* **What is expected**: Copy out all of the material, matching it word for word.

- - - - -

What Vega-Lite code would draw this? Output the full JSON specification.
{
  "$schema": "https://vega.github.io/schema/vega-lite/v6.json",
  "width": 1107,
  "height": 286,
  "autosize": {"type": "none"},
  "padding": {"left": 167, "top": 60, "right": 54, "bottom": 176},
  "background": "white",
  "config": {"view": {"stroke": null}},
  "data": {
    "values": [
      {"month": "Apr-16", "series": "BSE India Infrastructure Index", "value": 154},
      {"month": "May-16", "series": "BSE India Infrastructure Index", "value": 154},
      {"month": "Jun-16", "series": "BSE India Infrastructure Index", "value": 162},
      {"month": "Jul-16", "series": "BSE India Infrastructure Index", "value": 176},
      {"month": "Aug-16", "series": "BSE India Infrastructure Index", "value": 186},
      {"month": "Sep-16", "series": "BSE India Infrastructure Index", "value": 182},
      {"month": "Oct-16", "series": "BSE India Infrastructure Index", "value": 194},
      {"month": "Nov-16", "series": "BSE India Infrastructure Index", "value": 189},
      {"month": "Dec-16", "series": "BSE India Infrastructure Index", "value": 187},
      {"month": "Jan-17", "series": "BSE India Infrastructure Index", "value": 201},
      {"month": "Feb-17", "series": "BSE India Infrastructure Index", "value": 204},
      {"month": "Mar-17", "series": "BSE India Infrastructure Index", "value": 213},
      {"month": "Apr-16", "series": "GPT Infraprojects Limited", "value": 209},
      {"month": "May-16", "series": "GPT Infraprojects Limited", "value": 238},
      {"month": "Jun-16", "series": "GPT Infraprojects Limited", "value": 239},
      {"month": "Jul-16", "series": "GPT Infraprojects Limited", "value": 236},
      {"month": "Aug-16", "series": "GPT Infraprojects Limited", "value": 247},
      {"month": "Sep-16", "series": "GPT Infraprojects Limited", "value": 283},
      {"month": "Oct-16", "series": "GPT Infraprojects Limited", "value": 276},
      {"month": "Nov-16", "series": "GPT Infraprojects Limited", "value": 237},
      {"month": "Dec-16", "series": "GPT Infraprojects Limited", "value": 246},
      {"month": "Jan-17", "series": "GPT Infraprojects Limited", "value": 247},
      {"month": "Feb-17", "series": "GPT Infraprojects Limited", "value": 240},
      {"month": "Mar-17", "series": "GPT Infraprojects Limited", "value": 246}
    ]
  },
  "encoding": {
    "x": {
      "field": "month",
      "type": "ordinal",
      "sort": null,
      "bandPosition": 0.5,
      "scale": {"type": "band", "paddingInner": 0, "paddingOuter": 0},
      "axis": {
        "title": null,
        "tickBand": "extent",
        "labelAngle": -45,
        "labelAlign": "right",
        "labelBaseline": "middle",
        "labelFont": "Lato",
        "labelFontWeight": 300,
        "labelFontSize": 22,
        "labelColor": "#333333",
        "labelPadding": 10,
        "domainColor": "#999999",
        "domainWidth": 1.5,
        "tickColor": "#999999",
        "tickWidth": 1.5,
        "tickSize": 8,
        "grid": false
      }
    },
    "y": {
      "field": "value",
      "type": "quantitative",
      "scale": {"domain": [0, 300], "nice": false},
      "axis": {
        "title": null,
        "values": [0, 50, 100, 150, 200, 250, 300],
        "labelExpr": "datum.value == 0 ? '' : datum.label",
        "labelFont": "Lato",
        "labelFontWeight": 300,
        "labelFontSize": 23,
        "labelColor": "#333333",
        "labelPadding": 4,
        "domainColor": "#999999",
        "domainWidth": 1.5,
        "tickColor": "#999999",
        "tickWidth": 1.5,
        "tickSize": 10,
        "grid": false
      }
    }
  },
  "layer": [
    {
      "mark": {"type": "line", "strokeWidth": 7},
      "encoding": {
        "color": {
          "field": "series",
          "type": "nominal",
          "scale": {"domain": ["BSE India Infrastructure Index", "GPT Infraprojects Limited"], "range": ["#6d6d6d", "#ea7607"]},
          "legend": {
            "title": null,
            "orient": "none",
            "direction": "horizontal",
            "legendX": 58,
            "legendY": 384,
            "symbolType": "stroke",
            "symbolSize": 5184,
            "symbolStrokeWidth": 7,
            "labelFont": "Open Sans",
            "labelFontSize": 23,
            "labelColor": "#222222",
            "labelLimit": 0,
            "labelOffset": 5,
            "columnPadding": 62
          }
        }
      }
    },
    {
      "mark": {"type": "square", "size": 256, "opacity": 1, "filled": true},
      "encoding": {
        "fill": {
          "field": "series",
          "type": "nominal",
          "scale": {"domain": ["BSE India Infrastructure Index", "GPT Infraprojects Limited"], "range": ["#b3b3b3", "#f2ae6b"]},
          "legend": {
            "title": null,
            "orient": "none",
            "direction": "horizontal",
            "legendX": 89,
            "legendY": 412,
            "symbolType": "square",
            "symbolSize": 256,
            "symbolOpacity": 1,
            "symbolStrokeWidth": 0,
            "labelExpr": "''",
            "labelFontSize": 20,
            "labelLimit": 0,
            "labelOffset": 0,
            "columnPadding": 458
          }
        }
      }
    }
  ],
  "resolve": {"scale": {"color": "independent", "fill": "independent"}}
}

- - - - -

* **Result for this task**:
What Vega-Lite code would draw this? Output the full JSON specification.
{
  "$schema": "https://vega.github.io/schema/vega-lite/v6.json",
  "width": 1107,
  "height": 286,
  "autosize": {"type": "none"},
  "padding": {"left": 167, "top": 60, "right": 54, "bottom": 176},
  "background": "white",
  "config": {"view": {"stroke": null}},
  "data": {
    "values": [
      {"month": "Apr-16", "series": "BSE India Infrastructure Index", "value": 154},
      {"month": "May-16", "series": "BSE India Infrastructure Index", "value": 154},
      {"month": "Jun-16", "series": "BSE India Infrastructure Index", "value": 162},
      {"month": "Jul-16", "series": "BSE India Infrastructure Index", "value": 176},
      {"month": "Aug-16", "series": "BSE India Infrastructure Index", "value": 186},
      {"month": "Sep-16", "series": "BSE India Infrastructure Index", "value": 182},
      {"month": "Oct-16", "series": "BSE India Infrastructure Index", "value": 194},
      {"month": "Nov-16", "series": "BSE India Infrastructure Index", "value": 189},
      {"month": "Dec-16", "series": "BSE India Infrastructure Index", "value": 187},
      {"month": "Jan-17", "series": "BSE India Infrastructure Index", "value": 201},
      {"month": "Feb-17", "series": "BSE India Infrastructure Index", "value": 204},
      {"month": "Mar-17", "series": "BSE India Infrastructure Index", "value": 213},
      {"month": "Apr-16", "series": "GPT Infraprojects Limited", "value": 209},
      {"month": "May-16", "series": "GPT Infraprojects Limited", "value": 238},
      {"month": "Jun-16", "series": "GPT Infraprojects Limited", "value": 239},
      {"month": "Jul-16", "series": "GPT Infraprojects Limited", "value": 236},
      {"month": "Aug-16", "series": "GPT Infraprojects Limited", "value": 247},
      {"month": "Sep-16", "series": "GPT Infraprojects Limited", "value": 283},
      {"month": "Oct-16", "series": "GPT Infraprojects Limited", "value": 276},
      {"month": "Nov-16", "series": "GPT Infraprojects Limited", "value": 237},
      {"month": "Dec-16", "series": "GPT Infraprojects Limited", "value": 246},
      {"month": "Jan-17", "series": "GPT Infraprojects Limited", "value": 247},
      {"month": "Feb-17", "series": "GPT Infraprojects Limited", "value": 240},
      {"month": "Mar-17", "series": "GPT Infraprojects Limited", "value": 246}
    ]
  },
  "encoding": {
    "x": {
      "field": "month",
      "type": "ordinal",
      "sort": null,
      "bandPosition": 0.5,
      "scale": {"type": "band", "paddingInner": 0, "paddingOuter": 0},
      "axis": {
        "title": null,
        "tickBand": "extent",
        "labelAngle": -45,
        "labelAlign": "right",
        "labelBaseline": "middle",
        "labelFont": "Lato",
        "labelFontWeight": 300,
        "labelFontSize": 22,
        "labelColor": "#333333",
        "labelPadding": 10,
        "domainColor": "#999999",
        "domainWidth": 1.5,
        "tickColor": "#999999",
        "tickWidth": 1.5,
        "tickSize": 8,
        "grid": false
      }
    },
    "y": {
      "field": "value",
      "type": "quantitative",
      "scale": {"domain": [0, 300], "nice": false},
      "axis": {
        "title": null,
        "values": [0, 50, 100, 150, 200, 250, 300],
        "labelExpr": "datum.value == 0 ? '' : datum.label",
        "labelFont": "Lato",
        "labelFontWeight": 300,
        "labelFontSize": 23,
        "labelColor": "#333333",
        "labelPadding": 4,
        "domainColor": "#999999",
        "domainWidth": 1.5,
        "tickColor": "#999999",
        "tickWidth": 1.5,
        "tickSize": 10,
        "grid": false
      }
    }
  },
  "layer": [
    {
      "mark": {"type": "line", "strokeWidth": 7},
      "encoding": {
        "color": {
          "field": "series",
          "type": "nominal",
          "scale": {"domain": ["BSE India Infrastructure Index", "GPT Infraprojects Limited"], "range": ["#6d6d6d", "#ea7607"]},
          "legend": {
            "title": null,
            "orient": "none",
            "direction": "horizontal",
            "legendX": 58,
            "legendY": 384,
            "symbolType": "stroke",
            "symbolSize": 5184,
            "symbolStrokeWidth": 7,
            "labelFont": "Open Sans",
            "labelFontSize": 23,
            "labelColor": "#222222",
            "labelLimit": 0,
            "labelOffset": 5,
            "columnPadding": 62
          }
        }
      }
    },
    {
      "mark": {"type": "square", "size": 256, "opacity": 1, "filled": true},
      "encoding": {
        "fill": {
          "field": "series",
          "type": "nominal",
          "scale": {"domain": ["BSE India Infrastructure Index", "GPT Infraprojects Limited"], "range": ["#b3b3b3", "#f2ae6b"]},
          "legend": {
            "title": null,
            "orient": "none",
            "direction": "horizontal",
            "legendX": 89,
            "legendY": 412,
            "symbolType": "square",
            "symbolSize": 256,
            "symbolOpacity": 1,
            "symbolStrokeWidth": 0,
            "labelExpr": "''",
            "labelFontSize": 20,
            "labelLimit": 0,
            "labelOffset": 0,
            "columnPadding": 458
          }
        }
      }
    }
  ],
  "resolve": {"scale": {"color": "independent", "fill": "independent"}}
}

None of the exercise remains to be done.